◆ INSTRUCTIONS FOR THE TASK: Copy exactly, and only, the lines below from the first through the one containing "const seriesName = 'SAN", both included; pictures are omitted.

◆ SOURCE EXCERPT:
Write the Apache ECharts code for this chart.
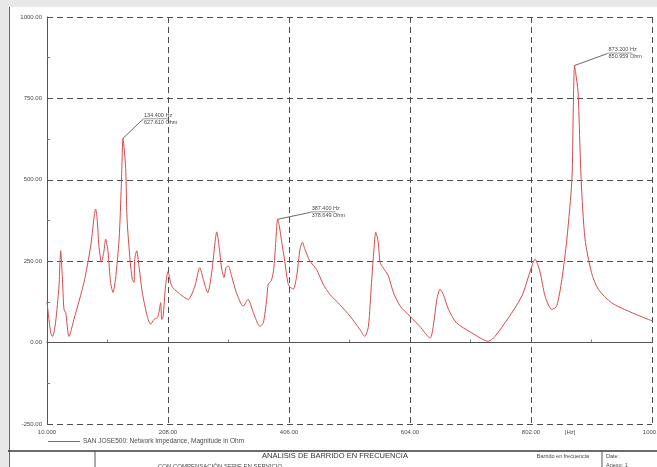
<!DOCTYPE html>
<html>
<head>
<meta charset="utf-8">
<script src="https://cdn.jsdelivr.net/npm/echarts@6/dist/echarts.min.js"></script>
<style>
  html, body { margin: 0; padding: 0; background: #e8e8e8; overflow: hidden; }
  #wrap { position: relative; width: 657px; height: 467px; }
  #paper { position: absolute; left: 9px; top: 7px; right: 0; bottom: 0; background: #ffffff; border-left: 1px solid #6a6a6a; }
  #chart { position: absolute; left: 0; top: 0; width: 657px; height: 467px; }
</style>
</head>
<body>
<div id="wrap"><div id="paper"></div><div id="chart"></div></div>
<script>
// ---------- DATA ----------
const X_MIN = 10;          // Hz, axis start
const X_MAX = 1000;        // Hz, axis end
const X_STEP = 198;        // Hz between ticks
const xTickLabels = ['10.000', '208.00', '406.00', '604.00', '802.00', '1000.0'];
const yTickValues = [-250, 0, 250, 500, 750, 1000];
const xUnitLabel = '[Hz]';
const seriesName = 'SAN JOSE500: Network Impedance, Magnitude in Ohm';

const freqHz = [
  10, 16, 19, 24, 29.6, 32.4, 35, 37.8, 40.6, 46, 54, 70.5, 81.5, 89.7, 92, 95, 99, 103, 106, 110,
  114, 118, 122, 128, 131.6, 134.4, 136, 138.8, 141, 145.8, 149.6, 152.4, 153.5, 156.8, 160.5, 166,
  174, 179.7, 185, 190.5, 193, 196, 197.7, 200, 204, 208, 214, 225, 241, 252, 260, 265.8, 273,
  279.5, 285, 287.7, 291.5, 296, 299.6, 303, 306.7, 312, 320, 331, 339, 347.6, 358.5, 364, 369.5,
  372, 377, 381, 384, 387.4, 390, 394, 399, 404, 407, 413, 418.6, 424, 428, 432, 440, 451, 462,
  473, 489, 506, 522, 530, 536, 541, 545, 548, 552, 555, 560, 568.5, 577, 588, 604, 620, 637, 642,
  648, 653, 658.5, 667, 680, 705, 732, 759.5, 787, 800, 808.6, 817, 825, 836, 844, 852.5, 860.7,
  869, 871, 873.2, 875, 879, 884, 890.4, 901, 912, 934, 961, 994, 1000
];
const impOhm = [
  125, 30, 19, 62, 174, 282, 205, 102, 92, 19, 71, 185, 297, 410, 380, 297, 247, 278, 318, 278,
  185, 154, 194, 318, 482, 627.61, 600, 534, 380, 256, 194, 185, 256, 282, 235, 153,
  81, 56, 71, 77, 92, 123, 71, 81, 174, 218, 174, 153, 133, 174, 230, 194, 153,
  215, 308, 340, 297, 225, 200, 230, 235, 205, 153, 112, 133, 92, 50, 61, 133,
  179, 190, 225, 300, 378.649, 360, 310, 250, 185, 172, 164, 205, 287, 308, 287, 251, 225, 179,
  148, 117, 81, 40, 19, 50, 184, 287, 339, 308, 246, 230, 205, 153, 112, 81, 50, 14, 50,
  133, 164, 148, 102, 61, 30, 4, 61, 143, 215, 256, 215, 143, 102, 112, 194, 318,
  503, 700, 850.959, 830, 770, 503, 318, 215, 164, 122, 97, 71, 67
];
// annotated resonance points (Hz, Ohm)
const markFreq = [134.4, 387.4, 873.2];
const markVal = [627.61, 378.649, 850.959];

const titleMain = 'ANÁLISIS DE BARRIDO EN FRECUENCIA';
const titleSub = 'CON COMPENSACIÓN SERIE EN SERVICIO';
const blockRight = 'Barrido en frecuencia';
const blockDate = 'Date:';
const blockAnnex = 'Anexo: 1';

// ---------- STYLE / LAYOUT ----------
const LINE_COLOR = '#d44a4a';
const GRID_COLOR = '#4d4d4d';
const TEXT_COLOR = '#4a4a4a';
const FONT = 'Liberation Sans, Arial, sans-serif';
const markOffsets = [[20, -19], [33, -7], [33, -12]];

const chart = echarts.init(document.getElementById('chart'), null, { renderer: 'canvas' });

const seriesData = freqHz.map((f, i) => [f - X_MIN, impOhm[i]]);

chart.setOption({
  backgroundColor: 'transparent',
  animation: false,
  textStyle: { fontFamily: FONT },
  grid: { left: 47, top: 17, width: 605, height: 407, containLabel: false, outerBoundsMode: 'none' },
  legend: {
    show: true,
    left: 43, top: 433,
    icon: 'rect', itemWidth: 32, itemHeight: 1, itemGap: 4,
    textStyle: { fontSize: 6.5, color: TEXT_COLOR, fontFamily: FONT, padding: [0, 0, 0, -2] },
    data: [seriesName]
  },
  xAxis: {
    type: 'value',
    min: 0, max: X_MAX - X_MIN, interval: X_STEP,
    axisLine: { show: true, lineStyle: { color: '#555', width: 1 } },
    axisTick: { show: true, inside: true, length: 3, lineStyle: { color: '#555' } },
    minorTick: { show: true, splitNumber: 2, length: 3, lineStyle: { color: '#777' } },
    axisLabel: {
      fontSize: 6, color: TEXT_COLOR, margin: 5, fontFamily: FONT, hideOverlap: false,
      formatter: v => xTickLabels[Math.round(v / X_STEP)] || ''
    },
    splitLine: { show: true, lineStyle: { color: GRID_COLOR, type: [6, 4], width: 1 } }
  },
  yAxis: {
    type: 'value',
    min: yTickValues[0], max: yTickValues[yTickValues.length - 1], interval: 250,
    axisLine: { show: true, lineStyle: { color: '#555', width: 1 } },
    axisTick: { show: true, inside: true, length: 3, lineStyle: { color: '#555' } },
    minorTick: { show: true, splitNumber: 2, length: 3, lineStyle: { color: '#777' } },
    axisLabel: { fontSize: 6, color: TEXT_COLOR, margin: 5, fontFamily: FONT, formatter: v => v.toFixed(2) },
    splitLine: { show: true, lineStyle: { color: GRID_COLOR, type: [6, 4], width: 1 } }
  },
  series: [{
    name: seriesName,
    type: 'line',
    data: seriesData,
    showSymbol: false,
    smooth: 0.25,
    itemStyle: { color: LINE_COLOR },
    lineStyle: { color: LINE_COLOR, width: 1 },
    z: 5
  }]
});

// ---------- annotations & title block ----------
const g = [];
markFreq.forEach((f, i) => {
  const p = chart.convertToPixel({ gridIndex: 0 }, [f - X_MIN, markVal[i]]);
  const k = [p[0] + markOffsets[i][0], p[1] + markOffsets[i][1]];
  g.push({ type: 'line', silent: true, z: 10,
    shape: { x1: p[0], y1: p[1], x2: k[0], y2: k[1] },
    style: { stroke: '#444', lineWidth: 0.8 } });
  g.push({ type: 'line', silent: true, z: 10,
    shape: { x1: k[0], y1: k[1] - 0.5, x2: k[0] + 25, y2: k[1] - 0.5 },
    style: { stroke: '#555', lineWidth: 0.6 } });
  g.push({ type: 'text', silent: true, z: 10, x: k[0] + 1, y: k[1] - 1,
    style: { text: f.toFixed(3) + ' Hz', fill: TEXT_COLOR, font: '5.5px ' + FONT, textVerticalAlign: 'bottom' } });
  g.push({ type: 'text', silent: true, z: 10, x: k[0] + 1, y: k[1],
    style: { text: markVal[i].toFixed(3) + ' Ohm', fill: TEXT_COLOR, font: '5.5px ' + FONT, textVerticalAlign: 'top' } });
});

// unit label on x axis
const up = chart.convertToPixel({ gridIndex: 0 }, [866 - X_MIN, yTickValues[0]]);
g.push({ type: 'text', silent: true, x: up[0], y: up[1] + 8,
  style: { text: xUnitLabel, fill: TEXT_COLOR, font: '6px ' + FONT, textAlign: 'center', textVerticalAlign: 'middle' } });

// title block
g.push({ type: 'line', silent: true, shape: { x1: 8, y1: 451, x2: 657, y2: 451 }, style: { stroke: '#3a3a3a', lineWidth: 1.5 } });
g.push({ type: 'line', silent: true, shape: { x1: 95, y1: 451, x2: 95, y2: 467 }, style: { stroke: '#555', lineWidth: 1 } });
g.push({ type: 'line', silent: true, shape: { x1: 602, y1: 451, x2: 602, y2: 467 }, style: { stroke: '#555', lineWidth: 1 } });
g.push({ type: 'text', silent: true, x: 335, y: 456,
  style: { text: titleMain, fill: '#333', font: '7.5px ' + FONT, textAlign: 'center', textVerticalAlign: 'middle' } });
g.push({ type: 'text', silent: true, x: 220, y: 466,
  style: { text: titleSub, fill: '#444', font: '6px ' + FONT, textAlign: 'center', textVerticalAlign: 'middle' } });
g.push({ type: 'text', silent: true, x: 563, y: 456,
  style: { text: blockRight, fill: '#444', font: '5.5px ' + FONT, textAlign: 'center', textVerticalAlign: 'middle' } });
g.push({ type: 'text', silent: true, x: 606, y: 456,
  style: { text: blockDate, fill: '#444', font: '5.5px ' + FONT, textAlign: 'left', textVerticalAlign: 'middle' } });
g.push({ type: 'text', silent: true, x: 606, y: 465,
  style: { text: blockAnnex, fill: '#444', font: '5.5px ' + FONT, textAlign: 'left', textVerticalAlign: 'middle' } });

chart.setOption({ graphic: g });
</script>
</body>
</html>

◆ SOLVED PROBLEM:
Write the Apache ECharts code for this chart.
<!DOCTYPE html>
<html>
<head>
<meta charset="utf-8">
<script src="https://cdn.jsdelivr.net/npm/echarts@6/dist/echarts.min.js"></script>
<style>
  html, body { margin: 0; padding: 0; background: #e8e8e8; overflow: hidden; }
  #wrap { position: relative; width: 657px; height: 467px; }
  #paper { position: absolute; left: 9px; top: 7px; right: 0; bottom: 0; background: #ffffff; border-left: 1px solid #6a6a6a; }
  #chart { position: absolute; left: 0; top: 0; width: 657px; height: 467px; }
</style>
</head>
<body>
<div id="wrap"><div id="paper"></div><div id="chart"></div></div>
<script>
// ---------- DATA ----------
const X_MIN = 10;          // Hz, axis start
const X_MAX = 1000;        // Hz, axis end
const X_STEP = 198;        // Hz between ticks
const xTickLabels = ['10.000', '208.00', '406.00', '604.00', '802.00', '1000.0'];
const yTickValues = [-250, 0, 250, 500, 750, 1000];
const xUnitLabel = '[Hz]';
const seriesName = 'SAN JOSE500: Network Impedance, Magnitude in Ohm';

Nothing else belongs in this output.